"Unless you turn and become like children, you will not enter the kingdom of heaven." - Matthew 18:3
My child amazes me.
I say that not just as a proud mom, but as a person genuinely in awe.
During the baptism preparation class we took before she was born, the speaker told us that someday we would stop in our tracks and realize how much our children were teaching us about living a Christian life. The moment occurred multiple times over the past month, as my 3-year-old has taught me more than I could imagine about faith and fearlessness.
First was ballet. We took her to see "The Nutcracker" last Christmas, and ever since, we had been promising her this fall she would get to take ballet. Germany was not going to get in the way. I found a studio, and a friend contacted the teacher so we could try it out. The teacher speaks great English, but, of course, does most of the instruction in German. Catherine didn't care. She jumped right in with the other girls. A huge grin stayed on her face and she jumped and twirled and volunteered to go first as if she had been taking lessons for years.
Then came Kindergarten. Ballet is only once a week, so all day, every day is a different story I thought. No. Again, we walked into school, she met the teacher, changed into her house shoes and ran off with the kids. By the time I picked her up, she was giving another girl a hug and didn't want to leave. After a couple weeks, I asked if she understood the other kids: "No Mommy, but we play anyway," she said matter-of-factly. Clearly her barriers are not the same as mine.
Somewhere in her brain, she senses or believes that ballet and Kindergarten are good for her. She trusts that I'm doing the right thing for her, and she doesn't ask a lot of questions about why (for once). If she can trust me, as flawed as I am, why is it so difficult for me to trust God?

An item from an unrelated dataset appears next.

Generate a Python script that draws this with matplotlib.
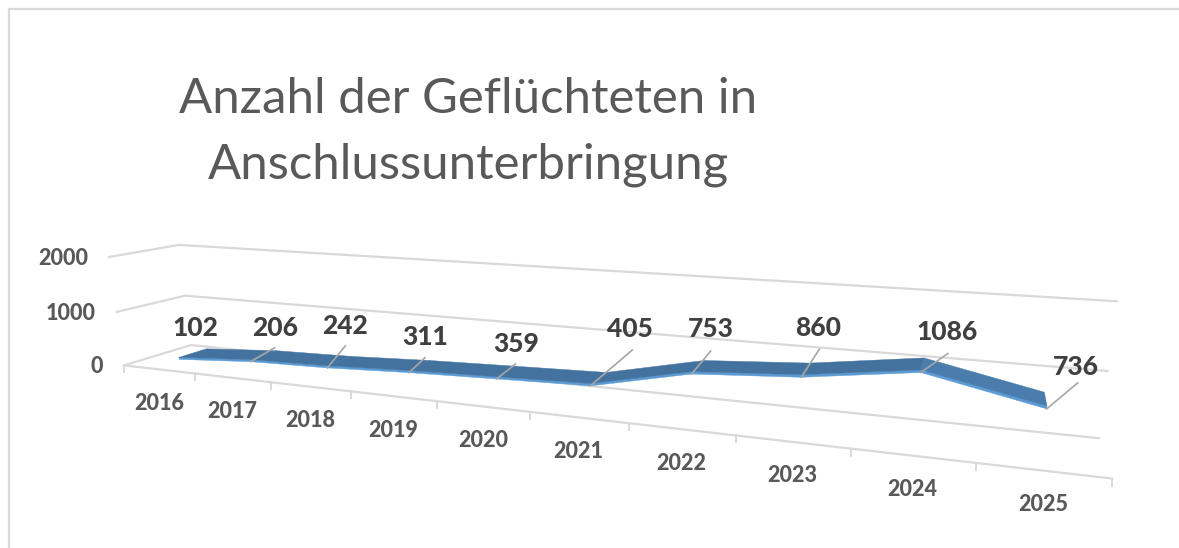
import numpy as np
import matplotlib
matplotlib.use('Agg')
import matplotlib.pyplot as plt
from matplotlib.patches import Polygon

years = ['2016', '2017', '2018', '2019', '2020', '2021', '2022', '2023', '2024', '2025']
values = [102, 206, 242, 311, 359, 405, 753, 860, 1086, 736]
y_ticks = [0, 1000, 2000]
title_lines = ['Anzahl der Geflüchteten in', 'Anschlussunterbringung']

# label position relative to the point, in pixels (x right, y down)
label_dx = [16, 24, 18, 16, 20, 40, 19, 17, 26, 29]
label_dy = [-31, -34, -42, -36, -35, -57, -45, -49, -41, -42]
leader_dx = [0, 24, 18, 16, 19, 42, 19, 18, 27, 31]
leader_dy = [0, -14, -22, -15, -15, -36, -23, -28, -19, -26]

GRID = '#d9d9d9'
TOP = '#44729f'
TOP_DOWN = '#4a7dae'
FRONT = '#5b9bd5'
Z_FRONT, Z_BACK = 0.30, 0.72
STRIP = 38


def fit_camera():
    '''Fit a 3x4 camera matrix, (slot, value, depth) -> image pixels'''
    refs = [
        (0, 0, 0, 124, 365), (10, 0, 0, 1112, 479), (5, 0, 0, 530, 412),
        (0, 0, 1, 191, 345), (10, 0, 1, 1099, 438),
        (0, 1000, 0, 116, 312), (0, 2000, 0, 109, 257),
        (0, 1000, 1, 185, 296), (0, 2000, 1, 179, 245),
        (10, 1000, 1, 1108, 371), (10, 2000, 1, 1117, 301),
    ]
    rows = []
    for u, v, z, px, py in refs:
        p = [u, v / 1000, z, 1]
        rows.append(p + [0, 0, 0, 0] + [-px * c for c in p])
        rows.append([0, 0, 0, 0] + p + [-py * c for c in p])
    return np.linalg.svd(np.array(rows, dtype=float))[2][-1].reshape(3, 4)


CAM = fit_camera()


def project(u, v, z):
    u, v, z = np.broadcast_arrays(np.asarray(u, float), np.asarray(v, float), np.asarray(z, float))
    h = CAM @ np.stack([u, v / 1000, z, np.ones_like(u)])
    return h[0] / h[2], h[1] / h[2]


def quad(ax, a, b, c, d, color, zorder):
    pts = [project(*p) for p in (a, b, c, d)]
    ax.add_patch(Polygon(pts, closed=True, fc=color, ec=color, lw=0.3, zorder=zorder))


plt.rcParams['font.family'] = ['Lato', 'DejaVu Sans']
fig = plt.figure(figsize=(11.79, 5.48), dpi=100)
ax = fig.add_axes([0, 0, 1, 1])
ax.set_xlim(0, 1179)
ax.set_ylim(548, 0)
ax.set_axis_off()

# chart frame, cut by the edge of the screenshot
ax.plot([9, 9, 1179], [548, 9, 9], color=GRID, lw=1.6, zorder=1)

for i, line in enumerate(title_lines):
    ax.text(468, 99 + i * 66, line, ha='center', va='center', fontsize=35.4, color='#595959')

# gridlines
n = len(years)
for t in y_ticks:
    xs, ys = project([0, 0, n], [t, t, t], [0, 1, 1])
    ax.plot(xs, ys, color=GRID, lw=1.6, solid_capstyle='round', zorder=2)
    x0, y0 = project(0, t, 0)
    ax.text(x0 - 21, y0 + 1, str(t), ha='right', va='center', fontsize=15.5,
            fontweight='black', color='#595959')

xs, ys = project([0, n], [0, 0], [0, 0])
ax.plot(xs, ys, color=GRID, lw=1.6, zorder=2)
for i in range(n + 1):
    x0, y0 = project(i, 0, 0)
    ax.plot([x0, x0], [y0, y0 + 7], color=GRID, lw=1.4, zorder=2)

for i, year in enumerate(years):
    x0, y0 = project(i + 0.5, 0, 0)
    ax.text(x0, y0 + 34, year, ha='center', va='center', fontsize=15.5,
            fontweight='black', color='#595959')

# ribbon
slots = np.arange(n) + 0.5
for i in range(n - 1):
    u0, u1 = slots[i], slots[i + 1]
    v0, v1 = values[i], values[i + 1]
    quad(ax, (u0, v0 - STRIP, Z_FRONT), (u1, v1 - STRIP, Z_FRONT), (u1, v1, Z_FRONT), (u0, v0, Z_FRONT), FRONT, 3)
    color = TOP_DOWN if v1 < v0 else TOP
    quad(ax, (u0, v0, Z_FRONT), (u1, v1, Z_FRONT), (u1, v1, Z_BACK), (u0, v0, Z_BACK), color, 4)

# data labels and leader lines
for i, v in enumerate(values):
    x0, y0 = project(slots[i], v - STRIP, Z_FRONT)
    if leader_dx[i]:
        ax.plot([x0, x0 + leader_dx[i]], [y0, y0 + leader_dy[i]], color='#a6a6a6', lw=1.2, zorder=5)
    ax.text(x0 + label_dx[i], y0 + label_dy[i], str(v), ha='center', va='center', fontsize=19,
            fontweight='black', color='#404040', zorder=6)

fig.savefig('out.png', dpi=100)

The quote from the gospel of Matthew comes in a short exchange with the disciples. Again, they are misunderstanding the Kingdom of Heaven and ask Jesus who is the greatest. And Jesus must have wanted to scream, but instead he calls to a child and holds him up as an example of humility. Children haven't learned to depend on their own understanding. Instead, they have such faith in their parents that fearlessness comes naturally.
They run and dance and sing and laugh without worrying about what other people think or how it makes them look. They plunge into unfamiliar settings because they trust in the ones who put them there.
All of our journeys are full of places where we might doubt or fear even when we know we are going in the right direction. May God grant us the grace to overcome with a big grin on our face and say yes to his plan.